Tuesday, September 2, 2014

Little Darlings

Little Darlings
March 21, 1980
Paramount
Comedy, Drama
VHS
B-

Yes, I'm back.  I moved and didn't have Internet at home for three weeks.  I'd planned to take a little break after the '70s ended, but nothing like this.

So, yeah, welcome to the '80s.  I've already watched most of my movies for 1980 and I'll try to blog at least one a day, and then it'll be a movie every two or three days, since I have a full-time job now.  This is in some ways an odd movie to start with, but there's something odd/off about all of my movies from that year.  I don't think it's just that I turned 12 that year, went from grade school to junior high.  When some decades start (1960 and '70 are other good examples) there's this feeling that people don't know where things are going to land.  In the case of 1980, the deeper I go into the year the more I feel like not only was there a taking stock of the '70s but also a retaking stock of the '60s.  This plays out in different ways in different movies of course.

In this case, what we've got here is what would be a popular teen-movie plot not only throughout the '80s but into the American Pie era: a contest to lose virginity first.  What's different here of course is that, in a script co-written by two women, the contestants are 15-year-old girls.  And even nearly 35 years later, there's a lot of discomfort and hypocrisy surrounding female and/or teen sexuality.  So we've got an R-rated movie in which there's no onscreen sex, or anything shown beyond kissing.  (Even the male nudity is at a distance, through binoculars.)

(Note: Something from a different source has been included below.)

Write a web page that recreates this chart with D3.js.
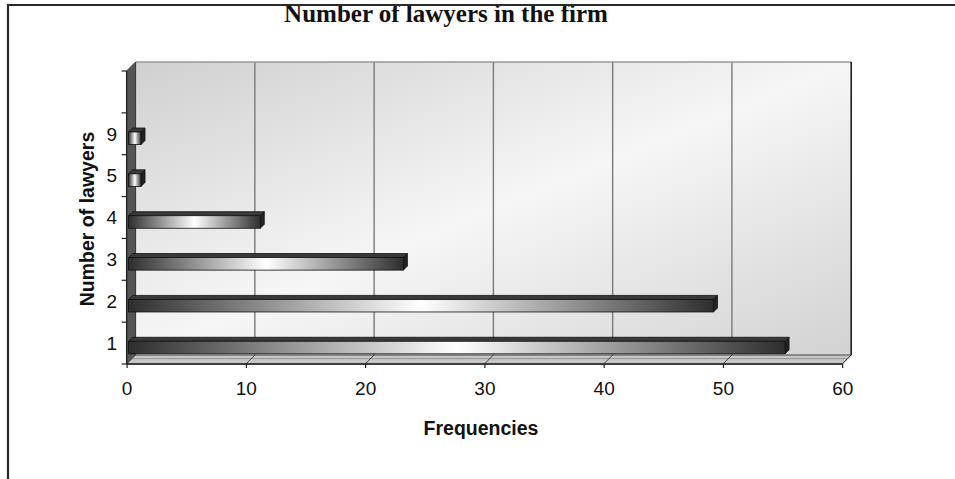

The two contestants are 16-year-old Tatum O'Neal as Ferris and 17-year-old Kristy McNichol as Angel.  "Don't let the name fool you," she advises also ironically named Randy (Matt Dillon in a very early role), and the tagline for the movie was "Don't let the title fool you."  I was aware of the movie and its tagline but I was too young to be part of the original audience.  (As for what movies I saw that year, we'll get to that.)  I think it would've been an uncomfortable movie for me at 12 (out to myself for years already as bisexual), especially with its dyke-baiting lines.  And I can remember that "virgin" was indeed an insult then, yes, even for younger adolescents.  Not that you were supposed to be having sex of course!  (It was the same sort of logic that got 10-year-old boys called "fags" if they had female friends.)

Even now, in middle age, it's a disquietening movie to watch.  On the one hand, it wants to be a zany summer-camp movie, like Meatballs, with racy moments like the condom-machine theft.  But on the other, it's also this cuts-to-the-bone drama with a very good performance by McNichol as the tough but sensitive Angel.  She not only plays the dramatic scenes well, but she has an absolutely infectious smile, as if she's indulgently amused at the world.  (Oscar-winner O'Neal is relatively forgettable in her more shallow role of the rich girl.)  McNichol's performance, combined with a instant-nostalgia soundtrack, almost raised this to a B, but the movie is too conflicted, and some of the characters barely rise to the level of cartoon.  (Two girls are named Carrots and Chubby, and other than one being red-haired and the other plump, I couldn't tell you anything else about them.)  I recommend the movie, especially if you're old enough to remember the early '80s (or are curious about them), but don't expect a great film.

Marianne Gordon, who plays Mrs. Whitney (showing up in a flashback that looks and sounds like a feminine hygiene commercial of the era), was Chickie in How to Stuff a Wild Bikini.  Laura Whyte, who plays Dana's mother, would be Laura's mother in High Fidelity.  And Cynthia Nixon would go from hippie girl Sunshine to cynical Miranda on Sex in the City.